Extract everything from the first line through the line with "import pandas as pd", both ends included, except for any pictures.

[START GIVEN MATERIAL]

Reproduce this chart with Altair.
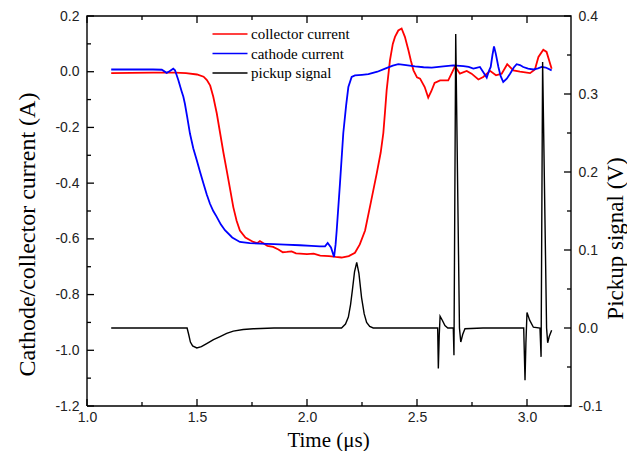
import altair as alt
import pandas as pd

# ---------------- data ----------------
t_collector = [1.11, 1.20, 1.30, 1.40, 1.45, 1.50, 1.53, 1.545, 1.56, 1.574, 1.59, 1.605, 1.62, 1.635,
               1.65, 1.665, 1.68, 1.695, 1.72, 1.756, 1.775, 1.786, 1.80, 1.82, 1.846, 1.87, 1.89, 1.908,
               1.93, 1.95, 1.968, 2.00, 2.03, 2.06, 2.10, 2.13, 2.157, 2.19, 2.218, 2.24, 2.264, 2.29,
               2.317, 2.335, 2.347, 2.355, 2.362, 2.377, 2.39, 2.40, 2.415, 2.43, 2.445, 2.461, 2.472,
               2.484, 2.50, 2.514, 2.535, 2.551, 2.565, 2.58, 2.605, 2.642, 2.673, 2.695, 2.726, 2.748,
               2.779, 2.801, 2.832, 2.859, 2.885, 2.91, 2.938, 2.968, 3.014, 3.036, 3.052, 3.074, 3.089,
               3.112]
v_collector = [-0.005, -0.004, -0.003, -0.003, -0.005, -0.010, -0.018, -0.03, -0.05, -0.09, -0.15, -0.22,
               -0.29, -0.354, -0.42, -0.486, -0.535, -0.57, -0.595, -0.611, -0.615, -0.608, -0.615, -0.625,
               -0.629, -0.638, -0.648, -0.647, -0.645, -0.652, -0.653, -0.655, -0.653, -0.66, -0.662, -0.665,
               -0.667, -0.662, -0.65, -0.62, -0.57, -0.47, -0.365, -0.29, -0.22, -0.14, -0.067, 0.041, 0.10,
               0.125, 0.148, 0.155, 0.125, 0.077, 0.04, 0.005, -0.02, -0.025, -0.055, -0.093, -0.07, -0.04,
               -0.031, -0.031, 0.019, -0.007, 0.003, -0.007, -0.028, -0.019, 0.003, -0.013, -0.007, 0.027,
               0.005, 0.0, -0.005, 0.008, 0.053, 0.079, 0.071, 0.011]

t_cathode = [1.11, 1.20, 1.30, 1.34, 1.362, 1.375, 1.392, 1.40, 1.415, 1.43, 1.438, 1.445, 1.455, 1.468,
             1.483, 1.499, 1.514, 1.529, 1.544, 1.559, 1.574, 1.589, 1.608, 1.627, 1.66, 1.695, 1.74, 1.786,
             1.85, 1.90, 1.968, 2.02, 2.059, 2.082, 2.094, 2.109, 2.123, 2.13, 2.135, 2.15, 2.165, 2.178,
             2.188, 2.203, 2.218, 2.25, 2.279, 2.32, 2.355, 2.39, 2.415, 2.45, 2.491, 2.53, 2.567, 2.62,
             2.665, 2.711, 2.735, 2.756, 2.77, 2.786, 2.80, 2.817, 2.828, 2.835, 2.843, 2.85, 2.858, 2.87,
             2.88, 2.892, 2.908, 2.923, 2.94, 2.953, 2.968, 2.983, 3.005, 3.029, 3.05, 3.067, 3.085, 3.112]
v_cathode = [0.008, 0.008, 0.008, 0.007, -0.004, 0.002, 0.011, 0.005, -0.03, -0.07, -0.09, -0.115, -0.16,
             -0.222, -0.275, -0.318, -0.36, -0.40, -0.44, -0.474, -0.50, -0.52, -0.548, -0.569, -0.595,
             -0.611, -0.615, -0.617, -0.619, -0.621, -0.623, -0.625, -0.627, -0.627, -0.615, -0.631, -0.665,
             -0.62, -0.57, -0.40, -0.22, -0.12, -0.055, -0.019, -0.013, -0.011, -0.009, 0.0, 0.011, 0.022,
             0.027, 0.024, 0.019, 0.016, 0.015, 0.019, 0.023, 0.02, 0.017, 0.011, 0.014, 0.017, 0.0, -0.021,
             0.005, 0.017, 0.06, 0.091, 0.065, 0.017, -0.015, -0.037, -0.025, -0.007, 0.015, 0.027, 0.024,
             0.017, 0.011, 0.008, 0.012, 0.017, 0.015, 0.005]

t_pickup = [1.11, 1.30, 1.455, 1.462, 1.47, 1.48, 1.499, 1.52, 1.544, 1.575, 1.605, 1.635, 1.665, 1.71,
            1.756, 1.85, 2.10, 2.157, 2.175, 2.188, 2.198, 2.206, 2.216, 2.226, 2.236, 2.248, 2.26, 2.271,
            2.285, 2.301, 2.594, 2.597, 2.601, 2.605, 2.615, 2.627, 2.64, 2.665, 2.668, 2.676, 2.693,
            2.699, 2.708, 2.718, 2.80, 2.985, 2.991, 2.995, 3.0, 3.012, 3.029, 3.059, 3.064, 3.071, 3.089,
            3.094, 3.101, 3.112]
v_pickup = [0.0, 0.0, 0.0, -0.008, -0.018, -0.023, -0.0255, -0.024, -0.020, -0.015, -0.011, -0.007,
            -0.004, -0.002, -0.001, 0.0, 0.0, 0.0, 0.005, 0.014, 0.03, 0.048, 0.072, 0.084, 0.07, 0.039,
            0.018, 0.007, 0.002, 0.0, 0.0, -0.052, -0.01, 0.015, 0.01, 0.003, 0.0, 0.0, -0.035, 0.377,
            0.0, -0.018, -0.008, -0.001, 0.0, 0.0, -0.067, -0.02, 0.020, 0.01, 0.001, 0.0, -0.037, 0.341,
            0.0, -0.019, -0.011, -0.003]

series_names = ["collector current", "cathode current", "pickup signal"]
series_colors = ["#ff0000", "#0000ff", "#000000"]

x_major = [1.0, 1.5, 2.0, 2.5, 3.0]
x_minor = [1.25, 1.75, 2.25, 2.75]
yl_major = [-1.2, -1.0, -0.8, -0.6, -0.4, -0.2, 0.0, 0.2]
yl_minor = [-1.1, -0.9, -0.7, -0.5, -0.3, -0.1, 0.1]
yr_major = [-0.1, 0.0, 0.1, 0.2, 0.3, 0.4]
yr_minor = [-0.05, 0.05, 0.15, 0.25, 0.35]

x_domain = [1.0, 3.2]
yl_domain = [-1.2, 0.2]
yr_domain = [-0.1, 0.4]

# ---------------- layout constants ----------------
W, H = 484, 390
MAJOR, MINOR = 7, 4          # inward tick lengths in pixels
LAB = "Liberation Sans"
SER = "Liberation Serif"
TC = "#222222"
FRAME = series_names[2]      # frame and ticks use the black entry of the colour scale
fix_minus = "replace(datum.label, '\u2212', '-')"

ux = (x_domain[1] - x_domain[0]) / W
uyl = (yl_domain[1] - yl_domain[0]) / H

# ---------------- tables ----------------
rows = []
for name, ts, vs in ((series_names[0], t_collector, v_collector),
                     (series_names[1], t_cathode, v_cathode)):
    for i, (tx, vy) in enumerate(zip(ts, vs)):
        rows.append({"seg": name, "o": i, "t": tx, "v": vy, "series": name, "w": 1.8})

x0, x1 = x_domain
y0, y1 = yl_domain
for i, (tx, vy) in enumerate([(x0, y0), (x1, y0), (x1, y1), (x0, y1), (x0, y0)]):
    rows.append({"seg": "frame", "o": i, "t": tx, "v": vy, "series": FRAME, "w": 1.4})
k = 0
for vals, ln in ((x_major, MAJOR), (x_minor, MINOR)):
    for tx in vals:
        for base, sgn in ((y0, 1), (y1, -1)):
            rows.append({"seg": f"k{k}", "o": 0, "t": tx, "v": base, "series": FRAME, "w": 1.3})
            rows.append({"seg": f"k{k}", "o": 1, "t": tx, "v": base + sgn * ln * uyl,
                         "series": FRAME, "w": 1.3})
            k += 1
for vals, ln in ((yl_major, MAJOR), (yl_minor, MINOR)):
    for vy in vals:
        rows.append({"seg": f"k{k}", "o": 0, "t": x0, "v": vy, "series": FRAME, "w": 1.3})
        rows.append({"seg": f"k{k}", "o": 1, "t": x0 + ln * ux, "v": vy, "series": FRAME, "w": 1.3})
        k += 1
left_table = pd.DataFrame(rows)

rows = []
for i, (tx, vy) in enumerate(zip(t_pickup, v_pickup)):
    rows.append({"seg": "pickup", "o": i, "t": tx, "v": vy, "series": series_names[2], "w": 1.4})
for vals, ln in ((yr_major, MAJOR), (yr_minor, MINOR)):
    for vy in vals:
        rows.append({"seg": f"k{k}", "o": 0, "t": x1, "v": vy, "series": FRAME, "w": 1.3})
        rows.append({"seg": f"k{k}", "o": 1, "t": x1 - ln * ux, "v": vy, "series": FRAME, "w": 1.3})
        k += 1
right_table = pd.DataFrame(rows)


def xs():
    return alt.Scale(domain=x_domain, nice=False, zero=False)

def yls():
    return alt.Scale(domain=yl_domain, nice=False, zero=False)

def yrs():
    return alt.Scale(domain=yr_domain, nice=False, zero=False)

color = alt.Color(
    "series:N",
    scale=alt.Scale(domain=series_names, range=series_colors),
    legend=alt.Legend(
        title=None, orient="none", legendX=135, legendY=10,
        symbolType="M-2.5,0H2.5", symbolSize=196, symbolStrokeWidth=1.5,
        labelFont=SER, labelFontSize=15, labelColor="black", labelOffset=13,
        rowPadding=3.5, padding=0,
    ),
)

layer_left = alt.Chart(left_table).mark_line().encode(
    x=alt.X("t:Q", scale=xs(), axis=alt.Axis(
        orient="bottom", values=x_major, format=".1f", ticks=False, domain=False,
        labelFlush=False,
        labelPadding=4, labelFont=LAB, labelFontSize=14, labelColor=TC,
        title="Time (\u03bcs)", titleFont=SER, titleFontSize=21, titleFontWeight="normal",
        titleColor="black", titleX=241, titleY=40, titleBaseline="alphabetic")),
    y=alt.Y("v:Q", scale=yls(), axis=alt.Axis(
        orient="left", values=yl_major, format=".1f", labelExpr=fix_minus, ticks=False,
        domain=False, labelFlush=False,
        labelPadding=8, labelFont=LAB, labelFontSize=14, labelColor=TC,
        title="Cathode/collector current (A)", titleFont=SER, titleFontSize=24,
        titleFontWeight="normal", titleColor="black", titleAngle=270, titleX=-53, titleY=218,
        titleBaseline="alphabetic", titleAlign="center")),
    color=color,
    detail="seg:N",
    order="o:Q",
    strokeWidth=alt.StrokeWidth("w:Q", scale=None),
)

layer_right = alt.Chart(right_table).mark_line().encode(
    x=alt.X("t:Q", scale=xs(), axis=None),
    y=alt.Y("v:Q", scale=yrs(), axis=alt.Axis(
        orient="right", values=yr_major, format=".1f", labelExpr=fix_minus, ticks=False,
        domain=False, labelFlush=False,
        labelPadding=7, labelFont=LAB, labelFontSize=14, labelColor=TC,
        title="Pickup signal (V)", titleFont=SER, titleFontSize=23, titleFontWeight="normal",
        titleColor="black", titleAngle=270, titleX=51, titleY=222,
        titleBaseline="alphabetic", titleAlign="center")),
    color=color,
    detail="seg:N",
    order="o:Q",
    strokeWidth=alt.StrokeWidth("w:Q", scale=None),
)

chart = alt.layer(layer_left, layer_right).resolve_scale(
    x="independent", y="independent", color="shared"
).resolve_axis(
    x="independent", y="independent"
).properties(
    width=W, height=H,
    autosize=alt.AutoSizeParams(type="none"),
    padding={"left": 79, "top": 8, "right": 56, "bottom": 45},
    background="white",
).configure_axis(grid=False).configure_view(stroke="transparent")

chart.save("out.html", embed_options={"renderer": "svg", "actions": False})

[END GIVEN MATERIAL]

FULL ANSWER:
Reproduce this chart with Altair.
import altair as alt
import pandas as pd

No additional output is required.